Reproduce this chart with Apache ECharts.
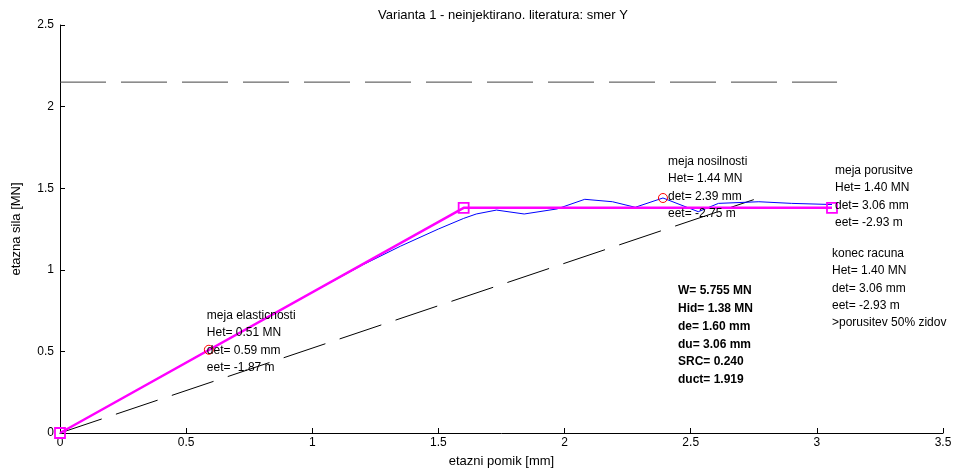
* * *
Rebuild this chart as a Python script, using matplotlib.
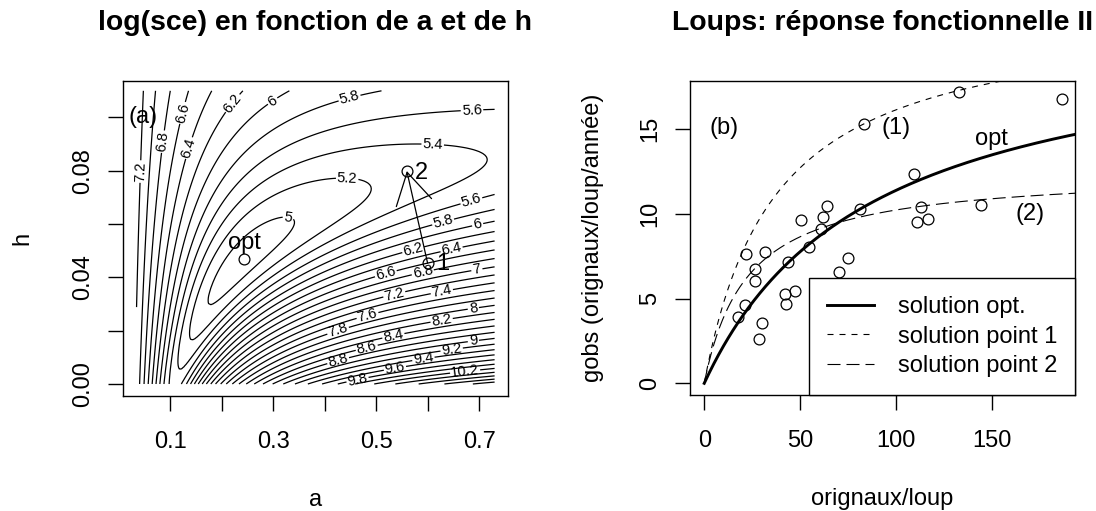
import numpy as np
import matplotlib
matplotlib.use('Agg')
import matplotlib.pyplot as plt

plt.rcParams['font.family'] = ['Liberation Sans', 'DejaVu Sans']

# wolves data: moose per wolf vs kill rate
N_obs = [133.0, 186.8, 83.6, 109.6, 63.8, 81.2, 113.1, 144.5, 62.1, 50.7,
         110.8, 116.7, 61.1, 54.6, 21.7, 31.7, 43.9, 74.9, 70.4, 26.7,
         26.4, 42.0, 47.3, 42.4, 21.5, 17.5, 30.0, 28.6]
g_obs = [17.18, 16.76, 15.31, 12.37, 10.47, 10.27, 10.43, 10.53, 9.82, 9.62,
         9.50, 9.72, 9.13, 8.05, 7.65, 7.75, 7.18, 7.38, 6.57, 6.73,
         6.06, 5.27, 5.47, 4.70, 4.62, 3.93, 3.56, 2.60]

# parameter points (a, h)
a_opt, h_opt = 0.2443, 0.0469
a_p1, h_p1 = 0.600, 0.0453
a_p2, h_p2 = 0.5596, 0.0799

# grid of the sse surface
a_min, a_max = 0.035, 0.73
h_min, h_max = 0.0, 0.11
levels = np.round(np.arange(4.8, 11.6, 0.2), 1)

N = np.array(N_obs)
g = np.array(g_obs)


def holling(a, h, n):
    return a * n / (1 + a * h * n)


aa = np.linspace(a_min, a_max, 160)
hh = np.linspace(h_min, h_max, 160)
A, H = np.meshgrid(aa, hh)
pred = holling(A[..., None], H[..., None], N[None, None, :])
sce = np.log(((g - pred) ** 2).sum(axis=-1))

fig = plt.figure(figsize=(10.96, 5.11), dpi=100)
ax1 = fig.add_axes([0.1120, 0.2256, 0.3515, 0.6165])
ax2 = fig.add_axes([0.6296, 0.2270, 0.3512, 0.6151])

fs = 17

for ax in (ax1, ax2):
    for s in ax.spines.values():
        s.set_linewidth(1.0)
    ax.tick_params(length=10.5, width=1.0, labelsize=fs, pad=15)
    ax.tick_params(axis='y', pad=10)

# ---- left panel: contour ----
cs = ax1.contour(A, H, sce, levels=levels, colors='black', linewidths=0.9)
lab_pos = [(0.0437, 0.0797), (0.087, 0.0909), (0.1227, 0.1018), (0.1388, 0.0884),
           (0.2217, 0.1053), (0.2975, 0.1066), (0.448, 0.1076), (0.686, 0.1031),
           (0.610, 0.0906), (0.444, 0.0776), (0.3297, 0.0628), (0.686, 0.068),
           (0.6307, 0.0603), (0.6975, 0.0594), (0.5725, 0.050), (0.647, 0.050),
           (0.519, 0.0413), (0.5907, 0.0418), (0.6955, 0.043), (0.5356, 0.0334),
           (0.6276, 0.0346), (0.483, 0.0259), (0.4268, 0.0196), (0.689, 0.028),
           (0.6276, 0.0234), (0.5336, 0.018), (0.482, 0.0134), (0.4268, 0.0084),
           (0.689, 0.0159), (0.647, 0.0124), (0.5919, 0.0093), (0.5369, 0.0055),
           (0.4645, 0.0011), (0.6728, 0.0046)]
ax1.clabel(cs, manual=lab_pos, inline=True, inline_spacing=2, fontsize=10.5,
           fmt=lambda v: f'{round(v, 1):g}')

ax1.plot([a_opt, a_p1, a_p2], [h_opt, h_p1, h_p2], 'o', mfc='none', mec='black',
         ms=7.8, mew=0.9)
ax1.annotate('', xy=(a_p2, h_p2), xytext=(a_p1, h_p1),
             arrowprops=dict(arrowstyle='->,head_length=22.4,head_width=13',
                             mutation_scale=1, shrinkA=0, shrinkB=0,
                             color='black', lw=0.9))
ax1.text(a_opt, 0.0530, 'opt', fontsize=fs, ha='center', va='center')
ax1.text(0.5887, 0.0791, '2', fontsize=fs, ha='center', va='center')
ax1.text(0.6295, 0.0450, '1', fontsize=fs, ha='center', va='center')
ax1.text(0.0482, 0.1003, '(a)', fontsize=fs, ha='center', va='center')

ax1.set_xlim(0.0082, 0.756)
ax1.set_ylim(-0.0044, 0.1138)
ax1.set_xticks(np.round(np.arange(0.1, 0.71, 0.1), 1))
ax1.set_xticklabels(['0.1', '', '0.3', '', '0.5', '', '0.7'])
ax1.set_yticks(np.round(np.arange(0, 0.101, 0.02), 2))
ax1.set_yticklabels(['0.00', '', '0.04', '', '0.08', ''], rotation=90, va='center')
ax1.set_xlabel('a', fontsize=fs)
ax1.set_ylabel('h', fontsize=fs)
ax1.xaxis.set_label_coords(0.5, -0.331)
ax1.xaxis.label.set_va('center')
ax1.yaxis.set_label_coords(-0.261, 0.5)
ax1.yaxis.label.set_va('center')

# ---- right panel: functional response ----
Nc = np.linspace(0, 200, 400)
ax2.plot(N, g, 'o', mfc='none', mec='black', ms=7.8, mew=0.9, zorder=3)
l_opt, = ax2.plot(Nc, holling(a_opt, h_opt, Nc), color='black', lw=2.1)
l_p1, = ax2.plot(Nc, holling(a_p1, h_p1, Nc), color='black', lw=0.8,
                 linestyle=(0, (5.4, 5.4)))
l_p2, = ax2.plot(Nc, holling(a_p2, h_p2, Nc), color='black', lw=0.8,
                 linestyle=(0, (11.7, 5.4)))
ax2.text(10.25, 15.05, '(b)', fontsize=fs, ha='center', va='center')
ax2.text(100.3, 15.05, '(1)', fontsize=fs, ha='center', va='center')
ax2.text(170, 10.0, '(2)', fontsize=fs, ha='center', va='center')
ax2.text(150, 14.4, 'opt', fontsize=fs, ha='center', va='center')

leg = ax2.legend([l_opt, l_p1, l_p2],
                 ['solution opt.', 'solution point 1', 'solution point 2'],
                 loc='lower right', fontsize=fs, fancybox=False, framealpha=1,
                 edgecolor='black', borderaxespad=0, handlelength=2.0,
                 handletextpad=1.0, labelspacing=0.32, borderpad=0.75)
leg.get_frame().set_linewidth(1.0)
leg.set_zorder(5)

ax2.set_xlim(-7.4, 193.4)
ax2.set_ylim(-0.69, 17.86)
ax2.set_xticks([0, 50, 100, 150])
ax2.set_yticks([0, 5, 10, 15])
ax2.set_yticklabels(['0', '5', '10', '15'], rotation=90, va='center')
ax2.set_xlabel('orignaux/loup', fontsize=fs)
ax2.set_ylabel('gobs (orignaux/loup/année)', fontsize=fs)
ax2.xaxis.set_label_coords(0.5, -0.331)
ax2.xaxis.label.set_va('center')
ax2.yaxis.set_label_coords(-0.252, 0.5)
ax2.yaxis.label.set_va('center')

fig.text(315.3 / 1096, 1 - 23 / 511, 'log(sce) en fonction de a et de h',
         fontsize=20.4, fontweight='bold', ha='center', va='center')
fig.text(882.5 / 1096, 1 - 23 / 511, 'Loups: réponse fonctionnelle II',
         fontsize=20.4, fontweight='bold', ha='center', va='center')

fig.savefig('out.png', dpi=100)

WHAT TO WORK ON: Give the lines above again exactly, from the one containing "Rebuild this chart" to the one containing "ax.tick_params(axis='y', pad=10)", both included, but leave out the pictures.

EXERCISE RESPONSE:
Rebuild this chart as a Python script, using matplotlib.
import numpy as np
import matplotlib
matplotlib.use('Agg')
import matplotlib.pyplot as plt

plt.rcParams['font.family'] = ['Liberation Sans', 'DejaVu Sans']

# wolves data: moose per wolf vs kill rate
N_obs = [133.0, 186.8, 83.6, 109.6, 63.8, 81.2, 113.1, 144.5, 62.1, 50.7,
         110.8, 116.7, 61.1, 54.6, 21.7, 31.7, 43.9, 74.9, 70.4, 26.7,
         26.4, 42.0, 47.3, 42.4, 21.5, 17.5, 30.0, 28.6]
g_obs = [17.18, 16.76, 15.31, 12.37, 10.47, 10.27, 10.43, 10.53, 9.82, 9.62,
         9.50, 9.72, 9.13, 8.05, 7.65, 7.75, 7.18, 7.38, 6.57, 6.73,
         6.06, 5.27, 5.47, 4.70, 4.62, 3.93, 3.56, 2.60]

# parameter points (a, h)
a_opt, h_opt = 0.2443, 0.0469
a_p1, h_p1 = 0.600, 0.0453
a_p2, h_p2 = 0.5596, 0.0799

# grid of the sse surface
a_min, a_max = 0.035, 0.73
h_min, h_max = 0.0, 0.11
levels = np.round(np.arange(4.8, 11.6, 0.2), 1)

N = np.array(N_obs)
g = np.array(g_obs)


def holling(a, h, n):
    return a * n / (1 + a * h * n)


aa = np.linspace(a_min, a_max, 160)
hh = np.linspace(h_min, h_max, 160)
A, H = np.meshgrid(aa, hh)
pred = holling(A[..., None], H[..., None], N[None, None, :])
sce = np.log(((g - pred) ** 2).sum(axis=-1))

fig = plt.figure(figsize=(10.96, 5.11), dpi=100)
ax1 = fig.add_axes([0.1120, 0.2256, 0.3515, 0.6165])
ax2 = fig.add_axes([0.6296, 0.2270, 0.3512, 0.6151])

fs = 17

for ax in (ax1, ax2):
    for s in ax.spines.values():
        s.set_linewidth(1.0)
    ax.tick_params(length=10.5, width=1.0, labelsize=fs, pad=15)
    ax.tick_params(axis='y', pad=10)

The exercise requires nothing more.